Alguns figuras pró-Kremlin começaram a elogiar o Ministério das Relações Exteriores da Rússia por ficar mais agressivo em exercer pressão sobre os russos antiguerra no exterior.

— O Ministério realmente começou a trabalhar nesse sentido — disse Sergei Markov, analista político pró-Kremlin que aparece frequentemente na televisão estatal russa, em entrevista por telefone.

Os diplomatas russos, acrescentou ele, têm "informado ativamente" os governos estrangeiros nos últimos meses sobre russos que "passaram para o lado do inimigo".

Alisher Morgenshtern, um rapper que criticou a guerra e se mudou para Dubai, disse na sexta-feira passada que os Emirados Árabes Unidos o proibiram de reentrar no país.

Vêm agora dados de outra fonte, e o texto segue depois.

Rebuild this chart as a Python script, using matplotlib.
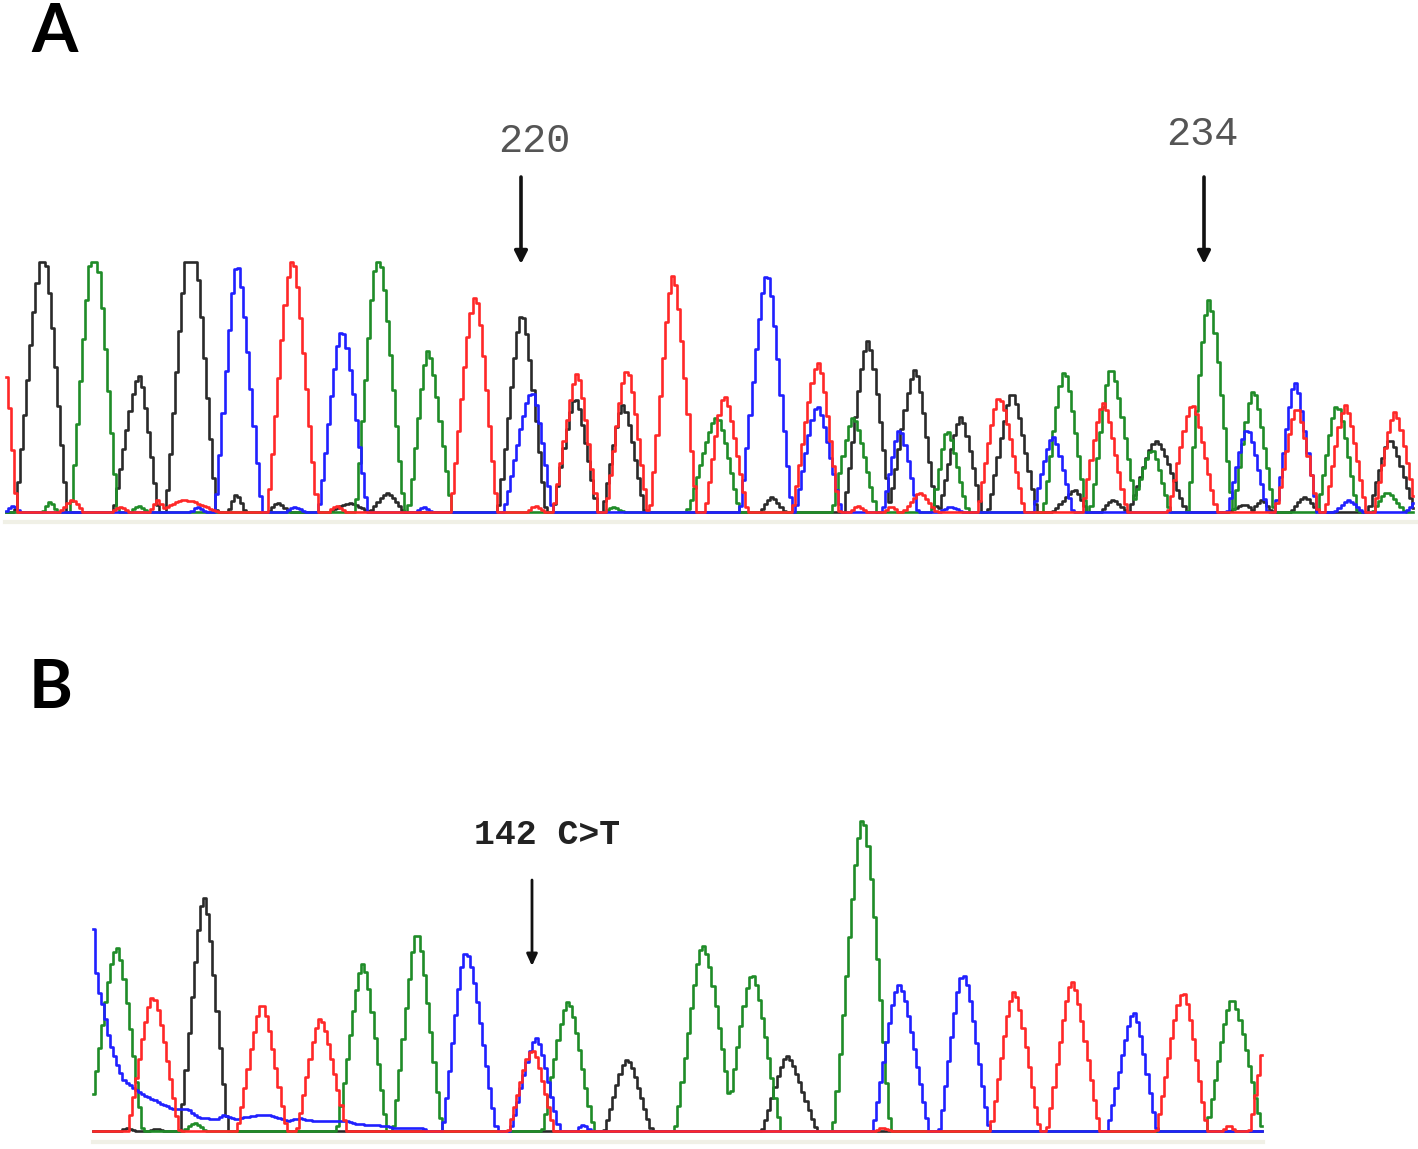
import numpy as np
import matplotlib
matplotlib.use("Agg")
import matplotlib.pyplot as plt

# peaks: left foot, apex, right foot, height above baseline
a_black = [(15, 43, 68, 262), (113, 139, 159, 137), (165, 191, 217, 285), (228, 236, 246, 18),
           (268, 278, 290, 9), (328, 350, 370, 9), (370, 387, 405, 19), (498, 522, 546, 200),
           (553, 575, 598, 115), (602, 623, 645, 107), (760, 772, 785, 15), (843, 868, 891, 172),
           (888, 915, 937, 143), (938, 961, 982, 95), (988, 1012, 1037, 120), (1053, 1075, 1088, 22),
           (1100, 1113, 1127, 12), (1128, 1156, 1187, 71), (1227, 1245, 1255, 7), (1250, 1262, 1273, 12),
           (1290, 1305, 1318, 15), (1368, 1390, 1415, 73)]
a_green = [(42, 50, 58, 10), (70, 94, 118, 272), (130, 138, 148, 6), (355, 378, 405, 258),
           (408, 428, 452, 162), (605, 613, 625, 5), (687, 717, 740, 95), (832, 853, 877, 95),
           (932, 947, 968, 82), (1043, 1064, 1087, 141), (1090, 1111, 1137, 145), (1130, 1152, 1170, 62),
           (1187, 1209, 1233, 213), (1233, 1253, 1275, 122), (1317, 1337, 1358, 107), (1372, 1387, 1405, 20)]
a_blue = [(5, 12, 22, 6), (190, 198, 206, 5), (215, 237, 262, 250), (285, 295, 305, 5),
          (318, 342, 368, 183), (415, 423, 432, 5), (503, 532, 553, 120), (740, 767, 792, 240),
          (795, 817, 842, 107), (882, 900, 918, 83), (938, 950, 965, 5), (1032, 1053, 1073, 76),
          (1227, 1247, 1268, 83), (1275, 1295, 1317, 130), (1335, 1348, 1363, 12), (1405, 1420, 1430, 14)]
a_red = [(-15, 5, 17, 140), (60, 72, 84, 12), (112, 120, 130, 5), (150, 158, 165, 12),
         (155, 185, 220, 12), (267, 292, 318, 255), (328, 337, 347, 6), (450, 475, 498, 217),
         (528, 535, 545, 6), (553, 577, 598, 139), (605, 627, 648, 143), (650, 673, 697, 238),
         (705, 724, 748, 117), (792, 818, 840, 150), (850, 858, 868, 6), (884, 891, 899, 6),
         (903, 920, 937, 19), (977, 999, 1025, 115), (1082, 1103, 1127, 110), (1168, 1192, 1217, 108),
         (1275, 1297, 1318, 105), (1325, 1345, 1367, 107), (1373, 1395, 1417, 100)]

b_black = [(120, 127, 135, 3), (180, 204, 228, 235), (148, 157, 166, 2), (604, 627, 652, 72),
           (762, 787, 817, 75)]
b_green = [(87, 117, 143, 185), (183, 195, 206, 8), (337, 363, 387, 168), (393, 417, 442, 200),
           (542, 568, 594, 130), (675, 703, 735, 187), (725, 752, 781, 158), (833, 863, 891, 315),
           (1206, 1232, 1263, 133)]
b_blue = [(442, 466, 497, 180), (510, 536, 560, 93), (576, 583, 592, 6), (872, 899, 930, 146),
          (939, 963, 990, 158), (1107, 1134, 1157, 119)]
b_red = [(127, 153, 180, 135), (237, 262, 287, 128), (297, 320, 347, 113), (508, 532, 555, 82),
         (875, 882, 892, 3), (990, 1014, 1040, 140), (1047, 1072, 1100, 150), (1156, 1183, 1208, 140),
         (1222, 1229, 1236, 6), (1249, 1275, 1300, 140)]
# blue dye blob at the start of the B trace
b_blue_x = [93, 97, 103, 110, 123, 137, 160, 173, 187, 200, 217, 223, 237, 257, 270, 287, 300, 313, 347, 357, 387, 393, 423, 428]
b_blue_y = [202, 145, 125, 88, 52, 40, 28, 22, 22, 13, 12, 16, 12, 16, 16, 10, 13, 10, 10, 7, 5, 3, 3, 0]

# flank of a peak, foot to apex
flank_u = [0, .1, .2, .3, .4, .5, .6, .7, .8, .9, 1]
flank_f = [0, .09, .2, .32, .44, .56, .68, .79, .89, .96, 1]

colors = {"black": "#2a2a2a", "green": "#1f8c28", "blue": "#2020ff", "red": "#ff2828"}


def trace(scan, peaks, top):
    y = np.zeros_like(scan)
    for left, apex, right, h in peaks:
        u = np.where(scan < apex, (scan - left) / (apex - left), (right - scan) / (right - apex))
        y = np.maximum(y, h * np.interp(u, flank_u, flank_f, left=0))
    return np.minimum(y, top)


fig = plt.figure(figsize=(14.18, 11.49), dpi=100)
axA = fig.add_axes([0, (1149 - 522) / 1149, 1, 270 / 1149])
axB = fig.add_axes([0, (1149 - 1141) / 1149, 1, 340 / 1149])
axA.set_xlim(0, 1418), axA.set_ylim(-10, 260)
axB.set_xlim(0, 1418), axB.set_ylim(-10, 330)
for ax in (axA, axB):
    ax.axis("off")

# 1. panel A
scan = np.arange(6, 1416, 3.1)
for name, peaks in [("black", a_black), ("green", a_green), ("blue", a_blue), ("red", a_red)]:
    axA.plot(scan, trace(scan, peaks, 250), color=colors[name], lw=1.9, drawstyle="steps-mid", zorder=3)
axA.plot([5, 1416], [-10, -10], color="#f0f0e6", lw=3, clip_on=False)

# 2. panel B
scan = np.arange(93, 1263, 3.1)
blob = np.interp(scan, b_blue_x, b_blue_y)
axB.plot(scan, trace(scan, b_black, 330), color=colors["black"], lw=1.9, drawstyle="steps-mid")
axB.plot(scan, trace(scan, b_green, 330), color=colors["green"], lw=1.9, drawstyle="steps-mid")
axB.plot(scan, np.maximum(trace(scan, b_blue, 330), blob), color=colors["blue"], lw=1.9, drawstyle="steps-mid")
axB.plot(scan, trace(scan, b_red, 330), color=colors["red"], lw=1.9, drawstyle="steps-mid")
axB.plot([93, 1263], [-11, -11], color="#f0f0e6", lw=3, clip_on=False)

# 3. arrows and labels
for x in (521, 1204):
    axA.annotate("", xy=(x, 248), xytext=(x, 335), annotation_clip=False,
                 arrowprops=dict(arrowstyle="-|>,head_width=0.38,head_length=0.75", color="#111111", lw=2.6, shrinkA=0, shrinkB=0))
axB.annotate("", xy=(532, 165), xytext=(532, 251), annotation_clip=False,
             arrowprops=dict(arrowstyle="-|>,head_width=0.32,head_length=0.7", color="#111111", lw=2, shrinkA=0, shrinkB=0))

fig.text(31 / 1418, 1 - 52 / 1149, "A", fontsize=48, fontweight="bold", family="Lato", color="#000000")
fig.text(29 / 1418, 1 - 708 / 1149, "B", fontsize=48, fontweight="bold", family="Lato", color="#000000")
fig.text(534 / 1418, 1 - 141 / 1149, "220", fontsize=29, family="Liberation Mono", color="#555555", ha="center", va="center")
fig.text(1202 / 1418, 1 - 134 / 1149, "234", fontsize=29, family="Liberation Mono", color="#555555", ha="center", va="center")
fig.text(547 / 1418, 1 - 834 / 1149, "142 C>T", fontsize=25, fontweight="bold", family="Liberation Mono", color="#222222", ha="center", va="center")

fig.savefig("out.png", dpi=100)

Ruslan Bely, um comediante antiguerra, teve dois shows na Tailândia cancelados em janeiro.

Outro comediante russo que se opõe à guerra, Maksim Galkin, anunciou na semana passada um show em Bali, Indonésia, dias depois que a mídia estatal russa noticiou que seus dois shows planejados na Tailândia haviam sido cancelados. Mas no último fim de semana, Galkin disse aos seus 9 milhões de seguidores no Instagram que o show em Bali também foi cancelado. As autoridades indonésias, escreveu ele, o recusaram na fronteira e disseram que estavam fazendo isso a pedido do governo russo.

"É engraçado", escreveu, que o Estado russo esteja gastando tanto esforço na "perseguição maníaca de artistas dissidentes no exterior".

O chefe do escritório regional de Bali do Ministério da Lei e Direitos Humanos da Indonésia, Romi Yudianto, disse que não estava familiarizado com o caso, mas que a Indonésia "tem sua própria soberania" e o direito de rejeitar visitantes indesejados.

Mas Markov, o analista pró-Kremlin, descreveu a pressão sobre artistas antiguerra, assim como a nova lei que permite a confiscação da propriedade de russos que criticam a guerra, como parte integrante do mesmo esforço governamental. "Esta é uma mensagem para aqueles que são contra Putin", mas não têm certeza de quão alto devem expressar sua desaprovação, disse. É um lembrete para eles, disse ele, que se falarem, mesmo fora da Rússia, "não pensem que ficarão bem".